Factors Influencing the 6-Month Premium

Insurance companies use underwriting to evaluate risk and determine the 6-month premium. This involves assessing data related to the policyholder, the insured item, and chosen coverage to reflect the likelihood and potential cost of future claims.

Personal factors play a significant role in this assessment. An individual’s age, driving record, geographic location, and credit history (where legally permitted) can influence the premium. A history of accidents or traffic violations typically leads to higher premiums.

Characteristics of the insured item also impact the premium. For vehicles, factors like make, model, year, safety features, and anti-theft devices are considered. For property insurance, building materials, age, and proximity to emergency services affect the cost.

Policyholder coverage choices, including types of coverage, deductibles, and limits, directly influence the premium. Higher limits or lower deductibles generally result in a higher premium. Many insurers offer discounts for bundling policies, a clean claims history, or specific safety features, which can reduce the 6-month premium.

Payment and Policy Management

Policyholders have several options for managing their 6-month total premium.
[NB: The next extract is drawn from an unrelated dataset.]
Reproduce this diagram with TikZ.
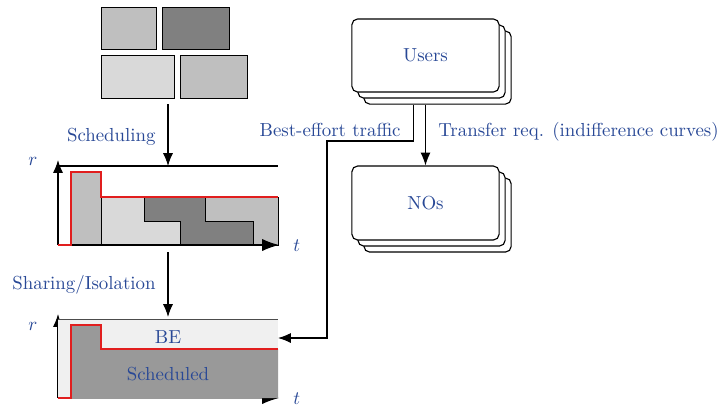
\documentclass[tikz,border=0pt]{standalone}
\usetikzlibrary{arrows.meta,shadows}
\definecolor{txtblue}{RGB}{40,72,150}
\definecolor{gA}{RGB}{191,191,191}
\definecolor{gB}{RGB}{128,128,128}
\definecolor{gC}{RGB}{217,217,217}
\definecolor{gBE}{RGB}{240,240,240}
\definecolor{gS}{RGB}{153,153,153}
\definecolor{redline}{RGB}{225,30,30}
\begin{document}
\begin{tikzpicture}[x=0.53pt,y=-0.53pt,
  lbl/.style={text=txtblue, inner sep=0pt},
  blk/.style={draw=black, line width=0.5pt},
  arr/.style={-{Latex[length=6.8pt,width=5.3pt]}, line width=0.55pt},
  bigarr/.style={-{Latex[length=9pt,width=6.5pt]}, line width=0.55pt},
  red/.style={draw=redline, line width=0.6pt},
  stack/.style={draw, rounded corners=3pt, fill=white, line width=0.6pt,
    minimum width=78pt, minimum height=38.7pt, text=txtblue,
    double copy shadow={shadow xshift=3.2pt, shadow yshift=-3.2pt}}]
\useasboundingbox (0,0) rectangle (721,405);

% task blocks
\path[blk, fill=gA] (101,7) rectangle (156,49);
\path[blk, fill=gB] (162,7) rectangle (229,49);
\path[blk, fill=gC] (101,55) rectangle (174,98);
\path[blk, fill=gA] (180,55) rectangle (247,98);
\coordinate (blocksOut) at (168,104);

% chart 1
\coordinate (c1top) at (168,166);
\draw[line width=0.55pt] (58,166) -- (278,166);
\path[blk, fill=gA] (71,172) rectangle (101,245);
\path[blk, fill=gC] (101,197) -- (144,197) -- (144,221) -- (180,221) -- (180,245) -- (101,245) -- cycle;
\path[blk, fill=gB] (144,197) -- (205,197) -- (205,221) -- (253,221) -- (253,245) -- (180,245) -- (180,221) -- (144,221) -- cycle;
\path[blk, fill=gA] (205,197) -- (278,197) -- (278,245) -- (253,245) -- (253,221) -- (205,221) -- cycle;
\draw[arr] (58,245) -- (58,160);
\draw[bigarr] (58,245) -- (279,245);
\draw[red] (58,245) -- (71,245) -- (71,172) -- (101,172) -- (101,197) -- (278,197);
\node[lbl, anchor=base] (r1) at (33,165) {$r$};
\node[lbl, anchor=base west] (t1) at (293,251) {$t$};
\coordinate (c1bot) at (168,252);

\draw[arr] (blocksOut) -- (c1top);
\node[lbl, anchor=base east] (sched) at (156,141.5) {Scheduling};

% chart 2
\coordinate (c2top) at (168,317);
\draw[arr] (58,398) -- (58,314);
\draw[bigarr] (58,398) -- (279,398);
\path[fill=gBE] (58,319) rectangle (278,398);
\draw[line width=0.5pt, draw=black!70] (58,319) -- (278,319);
\path[fill=gS] (71,398) -- (71,325) -- (101,325) -- (101,349) -- (278,349) -- (278,398) -- cycle;
\draw[line width=0.5pt, draw=black!40] (58,398) -- (262,398);
\draw[red] (58,398) -- (71,398) -- (71,325) -- (101,325) -- (101,349) -- (278,349);
\node[lbl] (be) at (168,337) {BE};
\node[lbl] (schd) at (168,374) {Scheduled};
\node[lbl, anchor=base] (r2) at (33,330) {$r$};
\node[lbl, anchor=base west] (t2) at (293,404) {$t$};
\coordinate (beIn) at (278,338);

\draw[arr] (c1bot) -- (c2top);
\node[lbl, anchor=base east] (share) at (156,289) {Sharing/Isolation};

% users and NOs
\node[stack] (users) at (425.5,55.5) {Users};
\node[stack, minimum height=39.2pt] (nos) at (425.5,203) {NOs};

\draw[arr] ([yshift=-6.4pt]users.south) -- (nos.north);
\coordinate (beTurn) at (327,141);
\draw[arr] ([xshift=-6.6pt,yshift=-6.4pt]users.south) |- (beTurn) |- (beIn);
\node[lbl, anchor=base east] (betxt) at (401,136) {Best-effort traffic};
\node[lbl, anchor=base west] (trtxt) at (438,136) {Transfer req. (indifference curves)};
\end{tikzpicture}
\end{document}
The most straightforward method is to pay the entire amount upfront at the beginning of the policy term. Many insurance providers offer a discount for this lump-sum payment.

Alternatively, policyholders can pay the 6-month total premium through monthly installments. While this offers financial flexibility, it may include administrative fees or service charges, making the overall cost slightly higher. Setting up automated payments can help ensure timely payments and prevent policy lapses.

As the 6-month policy term approaches, typically 30 to 60 days prior, the insurance company initiates the renewal process. The insurer re-evaluates the policyholder’s risk profile and sends a renewal offer outlining the new premium and any policy changes.

Policyholders can accept the renewal offer, adjust coverage, or seek quotes from other providers. Failing to pay the premium by the due date can lead to a policy lapse, meaning coverage ceases. This can result in penalties like fines, license suspension, or higher premiums when seeking new coverage. Most policies include a grace period, typically 10 to 30 days, allowing a late payment to prevent a lapse.